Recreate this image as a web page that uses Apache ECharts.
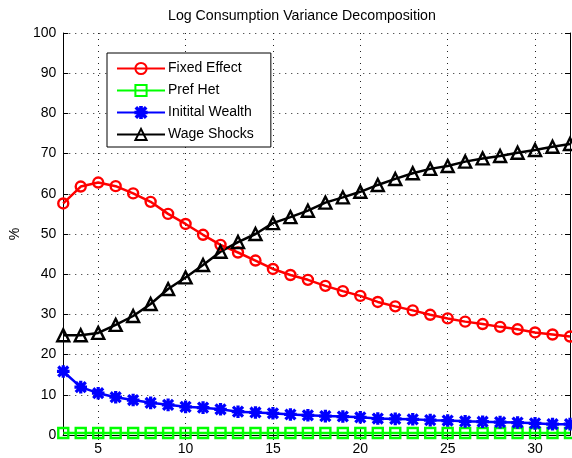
<!DOCTYPE html>
<html>
<head>
<meta charset="utf-8">
<script src="https://cdn.jsdelivr.net/npm/echarts@6/dist/echarts.min.js"></script>
<style>
  html, body { margin: 0; padding: 0; background: #fff; }
  #chart { width: 572px; height: 458px; }
</style>
</head>
<body>
<div id="chart"></div>
<script>
// Age index on the horizontal axis
const years = [3, 4, 5, 6, 7, 8, 9, 10, 11, 12, 13, 14, 15, 16, 17, 18, 19, 20,
               21, 22, 23, 24, 25, 26, 27, 28, 29, 30, 31, 32];

// Share of log consumption variance (%) attributed to each source
const fixedEffect = [57.6, 61.8, 62.8, 61.9, 60.1, 58.0, 55.0, 52.5, 49.8, 47.3,
                     45.4, 43.4, 41.3, 39.8, 38.6, 37.1, 35.8, 34.6, 33.1, 32.0,
                     31.0, 29.9, 29.0, 28.2, 27.6, 26.9, 26.3, 25.5, 25.0, 24.5];
const prefHet = [0.5, 0.5, 0.5, 0.5, 0.5, 0.5, 0.5, 0.5, 0.5, 0.5,
                 0.5, 0.5, 0.5, 0.5, 0.5, 0.5, 0.5, 0.5, 0.5, 0.5,
                 0.5, 0.5, 0.5, 0.5, 0.5, 0.5, 0.5, 0.5, 0.5, 0.5];
const initialWealth = [15.8, 11.9, 10.4, 9.4, 8.7, 8.0, 7.5, 7.0, 6.8, 6.4,
                       5.8, 5.6, 5.4, 5.1, 4.9, 4.7, 4.6, 4.4, 4.1, 4.0,
                       3.9, 3.7, 3.6, 3.4, 3.3, 3.2, 3.1, 2.9, 2.7, 2.7];
const wageShocks = [24.8, 24.8, 25.4, 27.4, 29.6, 32.6, 36.3, 39.2, 42.3, 45.6,
                    48.0, 50.0, 52.7, 54.2, 55.8, 57.8, 59.1, 60.5, 62.2, 63.7,
                    65.1, 66.2, 66.9, 68.0, 68.8, 69.4, 70.2, 70.9, 71.7, 72.4];

const seriesNames = ['Fixed Effect', 'Pref Het', 'Initital Wealth', 'Wage Shocks'];
const xTicks = [5, 10, 15, 20, 25, 30];
const yTicks = [0, 10, 20, 30, 40, 50, 60, 70, 80, 90, 100];

const FONT = '"Liberation Sans", Arial, Helvetica, sans-serif';

// eight-armed asterisk marker
const asterisk = 'path://M0 8.5L20 8.5L20 11.5L0 11.5Z' +
  'M8.5 0L11.5 0L11.5 20L8.5 20Z' +
  'M3.06 0.94L19.06 16.94L16.94 19.06L0.94 3.06Z' +
  'M19.06 3.06L3.06 19.06L0.94 16.94L16.94 0.94Z';

const onTick = (idx, val) => xTicks.indexOf(Number(val)) !== -1;

function lineSeries(name, data, color, symbol, size, hollow) {
  return {
    name: name,
    type: 'line',
    data: data,
    xAxisIndex: 0,
    yAxisIndex: 0,
    clip: false,
    symbol: symbol,
    symbolSize: size,
    showAllSymbol: true,
    lineStyle: { color: color, width: 2.5 },
    itemStyle: hollow
      ? { color: 'rgba(255,255,255,0)', borderColor: color, borderWidth: 2.4 }
      : { color: color, borderColor: color, borderWidth: 1.6 },
    emphasis: { disabled: true }
  };
}

const chart = echarts.init(document.getElementById('chart'), null, { renderer: 'canvas' });

chart.setOption({
  animation: false,
  backgroundColor: '#fff',
  textStyle: { fontFamily: FONT },
  title: {
    text: 'Log Consumption Variance Decomposition',
    left: 168,
    top: 9,
    padding: 0,
    textStyle: { fontFamily: FONT, fontSize: 14.2, fontWeight: 'normal', color: '#000' }
  },
  grid: { left: 62, right: 2, top: 33, bottom: 23, containLabel: false },
  legend: {
    data: seriesNames,
    orient: 'vertical',
    left: 107,
    top: 53,
    itemWidth: 48,
    itemHeight: 14,
    itemGap: 8,
    padding: [8.5, 17, 5.5, 9],
    backgroundColor: '#fff',
    borderColor: '#000',
    borderWidth: 1,
    borderRadius: 0,
    textStyle: { fontFamily: FONT, fontSize: 14, color: '#000', padding: [0, 0, 0, -2] }
  },
  xAxis: [
    {
      type: 'category',
      data: years,
      boundaryGap: false,
      position: 'bottom',
      axisLine: { lineStyle: { color: '#000', width: 1 } },
      axisTick: { inside: true, length: 5, interval: onTick, lineStyle: { color: '#000' } },
      axisLabel: { interval: onTick, margin: 7, color: '#000', fontSize: 14, fontFamily: FONT },
      splitLine: { show: true, interval: onTick, lineStyle: { color: '#222', type: [1, 5], width: 1 } }
    },
    {
      type: 'category',
      data: years,
      boundaryGap: false,
      position: 'top',
      axisLine: { lineStyle: { color: '#000', width: 1 } },
      axisTick: { inside: true, length: 5, interval: onTick, lineStyle: { color: '#000' } },
      axisLabel: { show: false },
      splitLine: { show: false }
    }
  ],
  yAxis: [
    {
      type: 'value',
      min: yTicks[0],
      max: yTicks[yTicks.length - 1],
      interval: 10,
      position: 'left',
      name: '%',
      nameLocation: 'middle',
      nameGap: 41,
      nameRotate: 90,
      nameTextStyle: { fontFamily: FONT, fontSize: 14, color: '#000' },
      axisLine: { show: true, lineStyle: { color: '#000', width: 1 } },
      axisTick: { show: true, inside: true, length: 5, lineStyle: { color: '#000' } },
      axisLabel: { margin: 7, color: '#000', fontSize: 14, fontFamily: FONT },
      splitLine: { show: true, lineStyle: { color: '#222', type: [1, 5], width: 1 } }
    },
    {
      type: 'value',
      min: yTicks[0],
      max: yTicks[yTicks.length - 1],
      interval: 10,
      position: 'right',
      axisLine: { show: true, lineStyle: { color: '#000', width: 1 } },
      axisTick: { show: true, inside: true, length: 5, lineStyle: { color: '#000' } },
      axisLabel: { show: false },
      splitLine: { show: false }
    }
  ],
  series: [
    lineSeries(seriesNames[0], fixedEffect, '#ff0000', 'circle', 10, true),
    lineSeries(seriesNames[1], prefHet, '#00ff00', 'rect', 10, true),
    lineSeries(seriesNames[2], initialWealth, '#0000ff', asterisk, 11, false),
    lineSeries(seriesNames[3], wageShocks, '#000000', 'triangle', 12, true)
  ]
});
</script>
</body>
</html>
----------------------------------------
**What to produce**
Quote the data above in full and without alteration; skip the pictures.

**Solution**
Recreate this image as a web page that uses Apache ECharts.
<!DOCTYPE html>
<html>
<head>
<meta charset="utf-8">
<script src="https://cdn.jsdelivr.net/npm/echarts@6/dist/echarts.min.js"></script>
<style>
  html, body { margin: 0; padding: 0; background: #fff; }
  #chart { width: 572px; height: 458px; }
</style>
</head>
<body>
<div id="chart"></div>
<script>
// Age index on the horizontal axis
const years = [3, 4, 5, 6, 7, 8, 9, 10, 11, 12, 13, 14, 15, 16, 17, 18, 19, 20,
               21, 22, 23, 24, 25, 26, 27, 28, 29, 30, 31, 32];

// Share of log consumption variance (%) attributed to each source
const fixedEffect = [57.6, 61.8, 62.8, 61.9, 60.1, 58.0, 55.0, 52.5, 49.8, 47.3,
                     45.4, 43.4, 41.3, 39.8, 38.6, 37.1, 35.8, 34.6, 33.1, 32.0,
                     31.0, 29.9, 29.0, 28.2, 27.6, 26.9, 26.3, 25.5, 25.0, 24.5];
const prefHet = [0.5, 0.5, 0.5, 0.5, 0.5, 0.5, 0.5, 0.5, 0.5, 0.5,
                 0.5, 0.5, 0.5, 0.5, 0.5, 0.5, 0.5, 0.5, 0.5, 0.5,
                 0.5, 0.5, 0.5, 0.5, 0.5, 0.5, 0.5, 0.5, 0.5, 0.5];
const initialWealth = [15.8, 11.9, 10.4, 9.4, 8.7, 8.0, 7.5, 7.0, 6.8, 6.4,
                       5.8, 5.6, 5.4, 5.1, 4.9, 4.7, 4.6, 4.4, 4.1, 4.0,
                       3.9, 3.7, 3.6, 3.4, 3.3, 3.2, 3.1, 2.9, 2.7, 2.7];
const wageShocks = [24.8, 24.8, 25.4, 27.4, 29.6, 32.6, 36.3, 39.2, 42.3, 45.6,
                    48.0, 50.0, 52.7, 54.2, 55.8, 57.8, 59.1, 60.5, 62.2, 63.7,
                    65.1, 66.2, 66.9, 68.0, 68.8, 69.4, 70.2, 70.9, 71.7, 72.4];

const seriesNames = ['Fixed Effect', 'Pref Het', 'Initital Wealth', 'Wage Shocks'];
const xTicks = [5, 10, 15, 20, 25, 30];
const yTicks = [0, 10, 20, 30, 40, 50, 60, 70, 80, 90, 100];

const FONT = '"Liberation Sans", Arial, Helvetica, sans-serif';

// eight-armed asterisk marker
const asterisk = 'path://M0 8.5L20 8.5L20 11.5L0 11.5Z' +
  'M8.5 0L11.5 0L11.5 20L8.5 20Z' +
  'M3.06 0.94L19.06 16.94L16.94 19.06L0.94 3.06Z' +
  'M19.06 3.06L3.06 19.06L0.94 16.94L16.94 0.94Z';

const onTick = (idx, val) => xTicks.indexOf(Number(val)) !== -1;

function lineSeries(name, data, color, symbol, size, hollow) {
  return {
    name: name,
    type: 'line',
    data: data,
    xAxisIndex: 0,
    yAxisIndex: 0,
    clip: false,
    symbol: symbol,
    symbolSize: size,
    showAllSymbol: true,
    lineStyle: { color: color, width: 2.5 },
    itemStyle: hollow
      ? { color: 'rgba(255,255,255,0)', borderColor: color, borderWidth: 2.4 }
      : { color: color, borderColor: color, borderWidth: 1.6 },
    emphasis: { disabled: true }
  };
}

const chart = echarts.init(document.getElementById('chart'), null, { renderer: 'canvas' });

chart.setOption({
  animation: false,
  backgroundColor: '#fff',
  textStyle: { fontFamily: FONT },
  title: {
    text: 'Log Consumption Variance Decomposition',
    left: 168,
    top: 9,
    padding: 0,
    textStyle: { fontFamily: FONT, fontSize: 14.2, fontWeight: 'normal', color: '#000' }
  },
  grid: { left: 62, right: 2, top: 33, bottom: 23, containLabel: false },
  legend: {
    data: seriesNames,
    orient: 'vertical',
    left: 107,
    top: 53,
    itemWidth: 48,
    itemHeight: 14,
    itemGap: 8,
    padding: [8.5, 17, 5.5, 9],
    backgroundColor: '#fff',
    borderColor: '#000',
    borderWidth: 1,
    borderRadius: 0,
    textStyle: { fontFamily: FONT, fontSize: 14, color: '#000', padding: [0, 0, 0, -2] }
  },
  xAxis: [
    {
      type: 'category',
      data: years,
      boundaryGap: false,
      position: 'bottom',
      axisLine: { lineStyle: { color: '#000', width: 1 } },
      axisTick: { inside: true, length: 5, interval: onTick, lineStyle: { color: '#000' } },
      axisLabel: { interval: onTick, margin: 7, color: '#000', fontSize: 14, fontFamily: FONT },
      splitLine: { show: true, interval: onTick, lineStyle: { color: '#222', type: [1, 5], width: 1 } }
    },
    {
      type: 'category',
      data: years,
      boundaryGap: false,
      position: 'top',
      axisLine: { lineStyle: { color: '#000', width: 1 } },
      axisTick: { inside: true, length: 5, interval: onTick, lineStyle: { color: '#000' } },
      axisLabel: { show: false },
      splitLine: { show: false }
    }
  ],
  yAxis: [
    {
      type: 'value',
      min: yTicks[0],
      max: yTicks[yTicks.length - 1],
      interval: 10,
      position: 'left',
      name: '%',
      nameLocation: 'middle',
      nameGap: 41,
      nameRotate: 90,
      nameTextStyle: { fontFamily: FONT, fontSize: 14, color: '#000' },
      axisLine: { show: true, lineStyle: { color: '#000', width: 1 } },
      axisTick: { show: true, inside: true, length: 5, lineStyle: { color: '#000' } },
      axisLabel: { margin: 7, color: '#000', fontSize: 14, fontFamily: FONT },
      splitLine: { show: true, lineStyle: { color: '#222', type: [1, 5], width: 1 } }
    },
    {
      type: 'value',
      min: yTicks[0],
      max: yTicks[yTicks.length - 1],
      interval: 10,
      position: 'right',
      axisLine: { show: true, lineStyle: { color: '#000', width: 1 } },
      axisTick: { show: true, inside: true, length: 5, lineStyle: { color: '#000' } },
      axisLabel: { show: false },
      splitLine: { show: false }
    }
  ],
  series: [
    lineSeries(seriesNames[0], fixedEffect, '#ff0000', 'circle', 10, true),
    lineSeries(seriesNames[1], prefHet, '#00ff00', 'rect', 10, true),
    lineSeries(seriesNames[2], initialWealth, '#0000ff', asterisk, 11, false),
    lineSeries(seriesNames[3], wageShocks, '#000000', 'triangle', 12, true)
  ]
});
</script>
</body>
</html>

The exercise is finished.